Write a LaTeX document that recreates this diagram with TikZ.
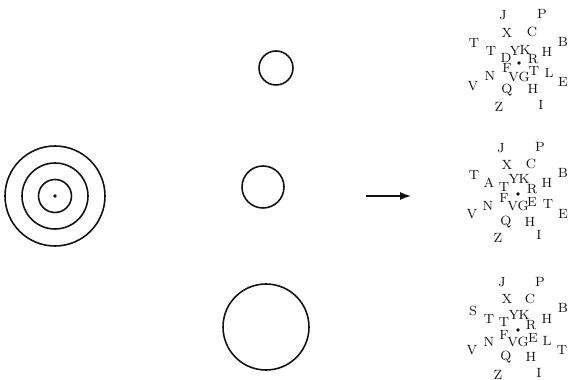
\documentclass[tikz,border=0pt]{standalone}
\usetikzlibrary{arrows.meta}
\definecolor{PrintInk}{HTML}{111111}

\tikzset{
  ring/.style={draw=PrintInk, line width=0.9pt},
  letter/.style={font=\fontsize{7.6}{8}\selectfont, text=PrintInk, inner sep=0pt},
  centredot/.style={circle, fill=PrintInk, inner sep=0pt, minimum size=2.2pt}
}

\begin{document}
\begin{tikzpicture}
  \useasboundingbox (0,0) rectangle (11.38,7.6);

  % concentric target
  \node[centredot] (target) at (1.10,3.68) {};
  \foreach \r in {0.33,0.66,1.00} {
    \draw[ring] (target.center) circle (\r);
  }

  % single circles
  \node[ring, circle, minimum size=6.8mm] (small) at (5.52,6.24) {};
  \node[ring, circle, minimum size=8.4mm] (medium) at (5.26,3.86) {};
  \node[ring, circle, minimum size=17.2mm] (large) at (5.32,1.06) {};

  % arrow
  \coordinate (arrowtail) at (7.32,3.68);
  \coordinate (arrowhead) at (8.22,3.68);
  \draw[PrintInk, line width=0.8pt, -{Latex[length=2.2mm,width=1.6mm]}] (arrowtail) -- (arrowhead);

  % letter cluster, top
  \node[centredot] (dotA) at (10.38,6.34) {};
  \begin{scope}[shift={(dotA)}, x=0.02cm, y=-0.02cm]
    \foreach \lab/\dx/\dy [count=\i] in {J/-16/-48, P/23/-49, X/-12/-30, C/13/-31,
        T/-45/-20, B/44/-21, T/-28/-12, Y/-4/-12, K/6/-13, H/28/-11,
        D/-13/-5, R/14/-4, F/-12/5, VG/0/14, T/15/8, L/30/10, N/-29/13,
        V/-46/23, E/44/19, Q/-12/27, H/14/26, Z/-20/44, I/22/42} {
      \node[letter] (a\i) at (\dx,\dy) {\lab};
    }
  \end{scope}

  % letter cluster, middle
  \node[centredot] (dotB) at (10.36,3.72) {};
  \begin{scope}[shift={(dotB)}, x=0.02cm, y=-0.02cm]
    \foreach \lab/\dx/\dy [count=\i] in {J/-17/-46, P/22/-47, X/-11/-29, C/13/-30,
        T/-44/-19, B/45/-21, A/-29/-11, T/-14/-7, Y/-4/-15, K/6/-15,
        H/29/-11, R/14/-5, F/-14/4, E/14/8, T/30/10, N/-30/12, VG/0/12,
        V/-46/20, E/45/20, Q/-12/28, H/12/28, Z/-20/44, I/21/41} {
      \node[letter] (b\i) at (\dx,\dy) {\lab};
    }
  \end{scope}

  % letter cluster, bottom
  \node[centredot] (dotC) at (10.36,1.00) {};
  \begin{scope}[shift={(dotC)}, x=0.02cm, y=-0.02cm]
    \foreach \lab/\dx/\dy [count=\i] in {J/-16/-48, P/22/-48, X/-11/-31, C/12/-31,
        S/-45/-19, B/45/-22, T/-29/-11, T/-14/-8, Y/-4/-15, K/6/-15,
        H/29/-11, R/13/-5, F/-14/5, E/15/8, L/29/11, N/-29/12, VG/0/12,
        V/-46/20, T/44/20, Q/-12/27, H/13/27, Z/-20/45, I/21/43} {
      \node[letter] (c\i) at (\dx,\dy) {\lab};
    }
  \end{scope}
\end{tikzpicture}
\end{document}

• **What you have to do**
Write out again exactly the lines from the start of the data above through the line containing "(arrowtail) -- (arrowhead);", inclusive, excluding any pictures.

• **Correct result**
Write a LaTeX document that recreates this diagram with TikZ.
\documentclass[tikz,border=0pt]{standalone}
\usetikzlibrary{arrows.meta}
\definecolor{PrintInk}{HTML}{111111}

\tikzset{
  ring/.style={draw=PrintInk, line width=0.9pt},
  letter/.style={font=\fontsize{7.6}{8}\selectfont, text=PrintInk, inner sep=0pt},
  centredot/.style={circle, fill=PrintInk, inner sep=0pt, minimum size=2.2pt}
}

\begin{document}
\begin{tikzpicture}
  \useasboundingbox (0,0) rectangle (11.38,7.6);

  % concentric target
  \node[centredot] (target) at (1.10,3.68) {};
  \foreach \r in {0.33,0.66,1.00} {
    \draw[ring] (target.center) circle (\r);
  }

  % single circles
  \node[ring, circle, minimum size=6.8mm] (small) at (5.52,6.24) {};
  \node[ring, circle, minimum size=8.4mm] (medium) at (5.26,3.86) {};
  \node[ring, circle, minimum size=17.2mm] (large) at (5.32,1.06) {};

  % arrow
  \coordinate (arrowtail) at (7.32,3.68);
  \coordinate (arrowhead) at (8.22,3.68);
  \draw[PrintInk, line width=0.8pt, -{Latex[length=2.2mm,width=1.6mm]}] (arrowtail) -- (arrowhead);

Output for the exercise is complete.